- Location of Bukit Mabong
- Country: Malaysia
- State: Sarawak
- Division: Kapit

= Bukit Mabong District =

Bukit Mabong is a district, in Kapit Division, Sarawak, Malaysia.

== History ==
Bukit Mabong district is one of 9 newly created districts in Sarawak and was officially declared as a district on 3 November 2015 which was officiated by the Most Honourable Chief Minister of Sarawak Adenan Bin Satem.

== Administration ==
Bukit Mabong District is administered by the Bukit Mabong District Office. The administrative boundary of Bukit Mabong district starts from the Batu Bansu area up to the upstream area, including 3 villages that were previously under the administration of the Belaga District, namely Long Busang, Long Unai and Sang Anau.
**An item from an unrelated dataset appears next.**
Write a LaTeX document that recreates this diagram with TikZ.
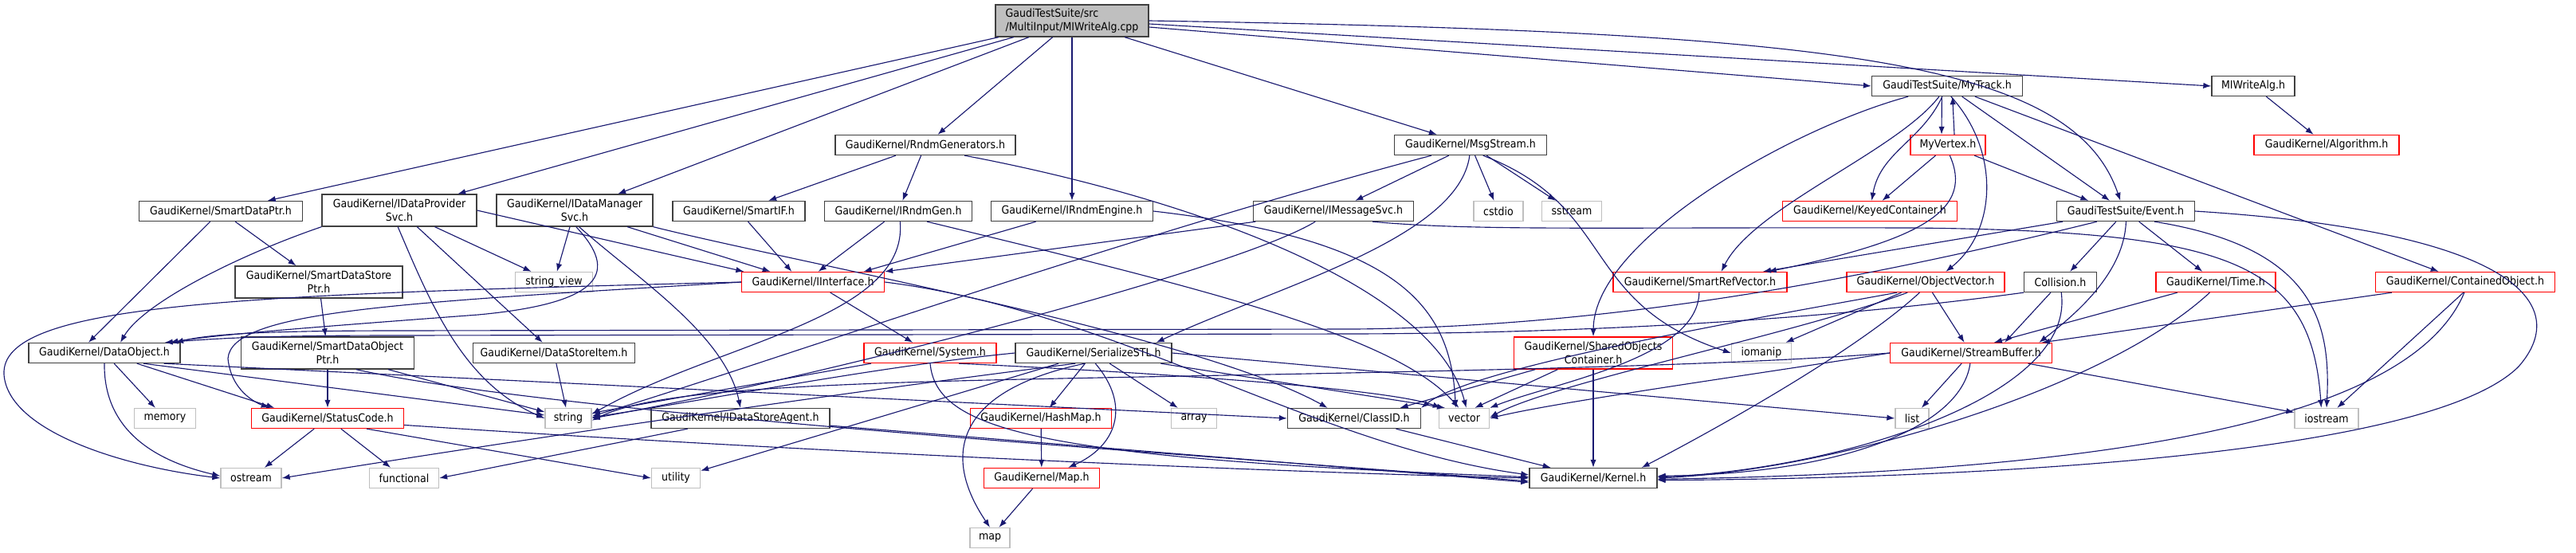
\documentclass[tikz,border=0pt]{standalone}
\usepackage{fontspec}
\setmainfont{DejaVu Sans}[FakeStretch=0.9]
\usetikzlibrary{arrows.meta}
\definecolor{eb}{HTML}{191970}
\definecolor{docb}{HTML}{404040}
\definecolor{sysb}{HTML}{BFBFBF}
\definecolor{redb}{HTML}{FF0000}
\definecolor{rootf}{HTML}{BFBFBF}
\begin{document}
\begin{tikzpicture}[x=0.75pt,y=-0.75pt,
  box/.style={draw, fill=white, line width=1pt, inner sep=0pt, minimum height=18.75pt,
    font=\fontsize{10.5}{12.5}\selectfont, text=black},
  w/.style={minimum width=#1*0.75pt},
  doc/.style={box, draw=docb},
  rb/.style={box, draw=redb},
  sb/.style={box, draw=sysb},
  two/.style={minimum height=30pt, align=center},
  e/.style={draw=eb, line width=0.85pt, -{Latex[length=7.5pt,width=5.5pt]}}]
\useasboundingbox (0,0) rectangle (3232,693);
% ---------- nodes ----------
\node[doc, w=192, two, fill=rootf, align=left] (root) at (1345,26) {GaudiTestSuite/src\\/MultiInput/MIWriteAlg.cpp};
\node[doc, w=189] (track) at (2443,108) {GaudiTestSuite/MyTrack.h};
\node[doc, w=104] (mwa) at (2827,108) {MIWriteAlg.h};
\node[doc, w=226] (rndm) at (1161,182) {GaudiKernel/RndmGenerators.h};
\node[doc, w=191] (msg) at (1845,182) {GaudiKernel/MsgStream.h};
\node[rb, w=94] (vertex) at (2444,182) {MyVertex.h};
\node[rb, w=182] (alg) at (2919,182) {GaudiKernel/Algorithm.h};
\node[doc, w=205] (sdp) at (277,265) {GaudiKernel/SmartDataPtr.h};
\node[doc, w=194, two] (idps) at (501,264) {GaudiKernel/IDataProvider\\Svc.h};
\node[doc, w=196, two] (idms) at (721,264) {GaudiKernel/IDataManager\\Svc.h};
\node[doc, w=166] (sif) at (927,265) {GaudiKernel/SmartIF.h};
\node[doc, w=185] (irg) at (1127,265) {GaudiKernel/IRndmGen.h};
\node[doc, w=203] (ire) at (1345,265) {GaudiKernel/IRndmEngine.h};
\node[doc, w=201] (ims) at (1673,265) {GaudiKernel/IMessageSvc.h};
\node[sb, w=62] (cstdio) at (1880,265) {cstdio};
\node[sb, w=75] (sstream) at (1972,265) {sstream};
\node[rb, w=219] (keyed) at (2346,265) {GaudiKernel/KeyedContainer.h};
\node[doc, w=173] (event) at (2667,265) {GaudiTestSuite/Event.h};
\node[doc, w=210, two] (sdsp) at (400,354) {GaudiKernel/SmartDataStore\\Ptr.h};
\node[sb, w=97] (sview) at (695,354) {string\_view};
\node[rb, w=179] (iif) at (1020,354) {GaudiKernel/IInterface.h};
\node[rb, w=218] (srv) at (2133,354) {GaudiKernel/SmartRefVector.h};
\node[rb, w=198] (ov) at (2416,354) {GaudiKernel/ObjectVector.h};
\node[doc, w=91] (coll) at (2585,354) {Collision.h};
\node[rb, w=150] (time) at (2780,354) {GaudiKernel/Time.h};
\node[rb, w=225] (cobj) at (3093,354) {GaudiKernel/ContainedObject.h};
\node[doc, w=190] (dobj) at (131,443) {GaudiKernel/DataObject.h};
\node[doc, w=217, two] (sdop) at (411,443) {GaudiKernel/SmartDataObject\\Ptr.h};
\node[doc, w=203] (dsi) at (695,443) {GaudiKernel/DataStoreItem.h};
\node[rb, w=166] (sys) at (1167,443) {GaudiKernel/System.h};
\node[doc, w=196] (sstl) at (1372,443) {GaudiKernel/SerializeSTL.h};
\node[rb, w=199, two] (soc) at (1999,443) {GaudiKernel/SharedObjects\\Container.h};
\node[sb, w=75] (iomanip) at (2210,443) {iomanip};
\node[rb, w=203] (sbuf) at (2473,443) {GaudiKernel/StreamBuffer.h};
\node[sb, w=77] (memory) at (207,525) {memory};
\node[rb, w=191] (sc) at (411,525) {GaudiKernel/StatusCode.h};
\node[sb, w=58] (string) at (713,525) {string};
\node[doc, w=224] (idsa) at (929,525) {GaudiKernel/IDataStoreAgent.h};
\node[rb, w=177] (hash) at (1306,525) {GaudiKernel/HashMap.h};
\node[sb, w=57] (array) at (1498,525) {array};
\node[doc, w=167] (classid) at (1699,525) {GaudiKernel/ClassID.h};
\node[sb, w=63] (vector) at (1837,525) {vector};
\node[sb, w=42] (list) at (2399,525) {list};
\node[sb, w=80] (iostream) at (2919,525) {iostream};
\node[sb, w=76] (ostream) at (315,600) {ostream};
\node[sb, w=87] (functional) at (507,600) {functional};
\node[sb, w=61] (utility) at (848,600) {utility};
\node[rb, w=145] (maph) at (1307,600) {GaudiKernel/Map.h};
\node[doc, w=160] (kernel) at (1999,600) {GaudiKernel/Kernel.h};
\node[sb, w=50] (map) at (1242,675) {map};
% ---------- edges ----------
% root
\draw[e] (root) -- (sdp);
\draw[e] (root) -- (idps);
\draw[e] (root) -- (idms);
\draw[e] (root) -- (rndm);
\draw[e] (root.south -| ire.north) -- (ire.north);
\draw[e] (root) -- (msg);
\draw[e] ([yshift=-6pt]root.east) -- (track.west);
\draw[e] ([yshift=-3pt]root.east) -- (mwa.west);
\draw[e] ([yshift=0pt]root.east) .. controls (2300,40) and (2600,75) .. ([xshift=-5pt]event.north);
\draw[e] (mwa) -- (alg);
% MyTrack / MyVertex
\draw[e] ([xshift=-5pt]track.south) -- ([xshift=-6pt]vertex.north);
\draw[e] ([xshift=6pt]vertex.north) -- ([xshift=5pt]track.south);
\draw[e] (track) to[out=-115,in=80] (keyed);
\draw[e] (vertex) -- (keyed);
\draw[e] (vertex) -- ([xshift=-35pt]event.north);
\draw[e] (track) -- ([xshift=-15pt]event.north);
\draw[e] (track) .. controls (2380,190) and (2200,260) .. ([xshift=20pt]srv.north);
\draw[e] (track.-70) .. controls (2510,190) and (2505,290) .. ([xshift=19pt]ov.north);
\draw[e] (track) .. controls (2250,160) and (2000,300) .. (soc.north);
\draw[e] (track) -- ([xshift=-25pt]cobj.north);
\draw[e] (vertex.-80) .. controls (2475,260) and (2420,300) .. ([xshift=-18pt]srv.north east);
% Event
\draw[e] (event) -- (srv);
\draw[e] (event) -- (coll);
\draw[e] (event) -- (time);
\draw[e] (event.-88) .. controls (2665,340) and (2610,390) .. ([xshift=64pt]sbuf.north);
\draw[e] (event.-20) .. controls (2900,310) and (2925,400) .. (iostream.north);
\draw[e] (event.east) .. controls (3150,290) and (3230,380) .. (3160,460) .. controls (3050,570) and (2500,600) .. ([yshift=-2pt]kernel.east);
\draw[e] (event.200) .. controls (2300,360) and (2000,410) .. (1700,413) -- (500,415) .. controls (320,415) and (260,420) .. ([xshift=-5pt]dobj.north east);
% Collision, Time, ContainedObject
\draw[e] (coll) -- ([xshift=-45pt]sbuf.north east);
\draw[e] (coll.south west) .. controls (2300,400) and (2000,418) .. (1700,419) -- (500,421) .. controls (320,421) and (270,425) .. ([xshift=-15pt]dobj.north east);
\draw[e] (coll.-85) .. controls (2605,500) and (2300,590) .. ([yshift=1pt]kernel.east);
\draw[e] (time) -- ([xshift=-55pt]sbuf.north east);
\draw[e] (time.-120) .. controls (2640,490) and (2300,590) .. (kernel.east);
\draw[e] (cobj) -- ([xshift=-10pt]sbuf.north east);
\draw[e] (cobj.-100) -- ([xshift=10pt]iostream.north);
\draw[e] (cobj.-95) .. controls (3040,490) and (2800,590) .. ([yshift=-1pt]kernel.east);
% StreamBuffer
\draw[e] (sbuf) -- (list);
\draw[e] (sbuf) -- (iostream);
\draw[e] (sbuf.-95) .. controls (2460,540) and (2300,595) .. ([yshift=2pt]kernel.east);
\draw[e] (sbuf.west) .. controls (2200,470) and (1950,505) .. (vector.east);
\draw[e] (sbuf.west) .. controls (2100,465) and (1500,470) .. (1200,478) .. controls (900,486) and (800,500) .. ([yshift=-2pt]string.east);
% ObjectVector
\draw[e] (ov) -- (iomanip);
\draw[e] (ov) -- (sbuf);
\draw[e] (ov.-150) .. controls (2250,420) and (1950,480) .. ([yshift=1pt]vector.east);
\draw[e] (ov.-160) .. controls (2200,400) and (1850,460) .. (classid.north east);
\draw[e] (ov.-120) .. controls (2330,440) and (2150,540) .. ([xshift=-15pt]kernel.north east);
% SharedObjectsContainer, SmartRefVector
\draw[e] (soc) -- ([xshift=-20pt]classid.north east);
\draw[e] (soc) -- ([xshift=10pt]vector.north);
\draw[e] (soc.south) -- (kernel.north);
\draw[e] (srv.-95) .. controls (2130,450) and (1950,480) .. (vector.north east);
% RndmGenerators etc.
\draw[e] (rndm) -- (sif);
\draw[e] (rndm) -- (irg);
\draw[e] (rndm.-15) .. controls (1500,250) and (1800,360) .. ([xshift=2pt]vector.north);
\draw[e] (sif) -- ([xshift=-20pt]iif.north);
\draw[e] (irg) -- ([xshift=5pt]iif.north);
\draw[e] (irg.-80) .. controls (1140,400) and (900,430) .. ([yshift=4pt]string.east);
\draw[e] (irg.-20) .. controls (1500,360) and (1750,420) .. ([xshift=-5pt]vector.north);
\draw[e] (ire) -- ([xshift=-20pt]iif.north east);
\draw[e] (ire.east) .. controls (1750,300) and (1820,380) .. ([xshift=-8pt]vector.north);
% MsgStream
\draw[e] (msg) -- (ims);
\draw[e] (msg) -- (cstdio);
\draw[e] (msg) -- (sstream);
\draw[e] (msg.-95) .. controls (1830,300) and (1600,360) .. ([xshift=-15pt]sstl.north east);
\draw[e] (msg.195) .. controls (1400,300) and (950,460) .. ([yshift=2pt]string.east);
\draw[e] (msg.-40) .. controls (2030,260) and (1980,380) .. (iomanip.west);
% IMessageSvc
\draw[e] (ims) -- (iif.north east);
\draw[e] (ims.-150) .. controls (1550,340) and (1000,480) .. (string.east);
\draw[e] (ims.-15) .. controls (1850,290) and (2000,285) .. (2400,286) .. controls (2800,290) and (2900,330) .. ([xshift=-5pt]iostream.north);
% IDataProviderSvc / IDataManagerSvc
\draw[e] (idps.south west) .. controls (300,320) and (180,380) .. ([xshift=15pt]dobj.north);
\draw[e] (idps) -- (dsi);
\draw[e] (idps.-95) .. controls (540,380) and (580,480) .. (string.west);
\draw[e] (idps) -- (sview);
\draw[e] (idps.east) -- ([xshift=-65pt]iif.north);
\draw[e] (idms) -- (sview);
\draw[e] (idms) -- ([xshift=-40pt]iif.north);
\draw[e] (idms.-75) .. controls (800,350) and (910,420) .. (idsa.north);
\draw[e] (idms.-85) .. controls (775,340) and (760,380) .. (600,395) .. controls (400,410) and (270,420) .. ([xshift=-10pt]dobj.north east);
\draw[e] (idms.south east) .. controls (1000,330) and (1500,420) .. ([xshift=-25pt]classid.north);
% SmartDataPtr chain
\draw[e] (sdp) -- ([xshift=-15pt]dobj.north);
\draw[e] (sdp) -- (sdsp);
\draw[e] (sdsp) -- (sdop);
\draw[e] (sdop) -- (sc);
\draw[e] (sdop) -- (string);
\draw[e] (sdop.-30) .. controls (700,520) and (1500,570) .. ([yshift=-3pt]kernel.west);
\draw[e] (dsi) -- (string);
% IInterface
\draw[e] (iif) -- (sys);
\draw[e] (iif.east) .. controls (1400,390) and (1650,560) .. ([yshift=3pt]kernel.west);
\draw[e] (iif.west) .. controls (300,370) and (0,380) .. (5,470) .. controls (10,540) and (150,585) .. (ostream.west);
\draw[e] (iif.west) .. controls (500,380) and (290,390) .. (286,450) .. controls (290,490) and (320,505) .. ([xshift=-55pt]sc.north);
% DataObject
\draw[e] (dobj) -- (memory);
\draw[e] (dobj) -- ([xshift=-50pt]sc.north);
\draw[e] (dobj.-90) .. controls (130,530) and (180,575) .. ([yshift=2pt]ostream.west);
\draw[e] (dobj.-15) -- ([yshift=3pt]string.west);
\draw[e] (dobj.-10) -- (classid.west);
% StatusCode
\draw[e] (sc) -- (ostream);
\draw[e] (sc) -- (functional);
\draw[e] (sc.-15) -- (utility.west);
\draw[e] (sc.-5) .. controls (900,560) and (1500,590) .. (kernel.west);
% System
\draw[e] (sys) -- ([yshift=5pt]string.east);
\draw[e] (sys.south) .. controls (1175,540) and (1300,575) .. ([yshift=1pt]kernel.west);
\draw[e] (sys.-20) .. controls (1500,470) and (1750,490) .. ([xshift=-22pt]vector.north);
% SerializeSTL
\draw[e] (sstl) -- (hash);
\draw[e] (sstl.-80) .. controls (1420,510) and (1400,560) .. ([xshift=-30pt]maph.north east);
\draw[e] (sstl.-130) .. controls (1200,490) and (1180,570) .. (map.north);
\draw[e] (sstl) -- (array);
\draw[e] (sstl) -- (utility);
\draw[e] (sstl.east) -- (list.west);
\draw[e] (sstl) -- ([xshift=-18pt]vector.north);
\draw[e] (sstl.west) .. controls (1100,460) and (900,500) .. ([yshift=1pt]string.east);
\draw[e] (sstl.-150) .. controls (1000,500) and (600,560) .. (ostream.east);
\draw[e] (hash) -- (maph);
\draw[e] (maph) -- (map);
% others
\draw[e] (idsa) -- ([yshift=-4pt]kernel.west);
\draw[e] (idsa) -- (functional.east);
\draw[e] (classid) -- ([xshift=-40pt]kernel.north);
\end{tikzpicture}
\end{document}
Bukit Mabong district has an area of about 11,976 square kilometers and is inhabited by about 22,145 people.

== Demographics ==
There's about 22,145 people live in the Bukit Mabong district. In Long Busang, there are about 1000 people living in the village. They consist of the Kenyah Badeng tribe. 70 percent of the residents in Long Busang are Christians while the rest are Muslims.

== Geography ==
Bukit Mabong is located in the Tunoh area, in the northern part of Baleh. It is also located in the Hose Mountains. Among the cultural landscape features found here are Bukit Batu which is the highest point in the district at 2,028 meters, Gunung Gelanggang, Bukit Batu Tiban which is located in the Malaysia-Indonesia border, Sungai Balleh and Sungai Balui. Bukit Mabong borders the districts of Kapit, Belaga and Song as well as the provinces of East Kalimantan and West Kalimantan in Indonesia.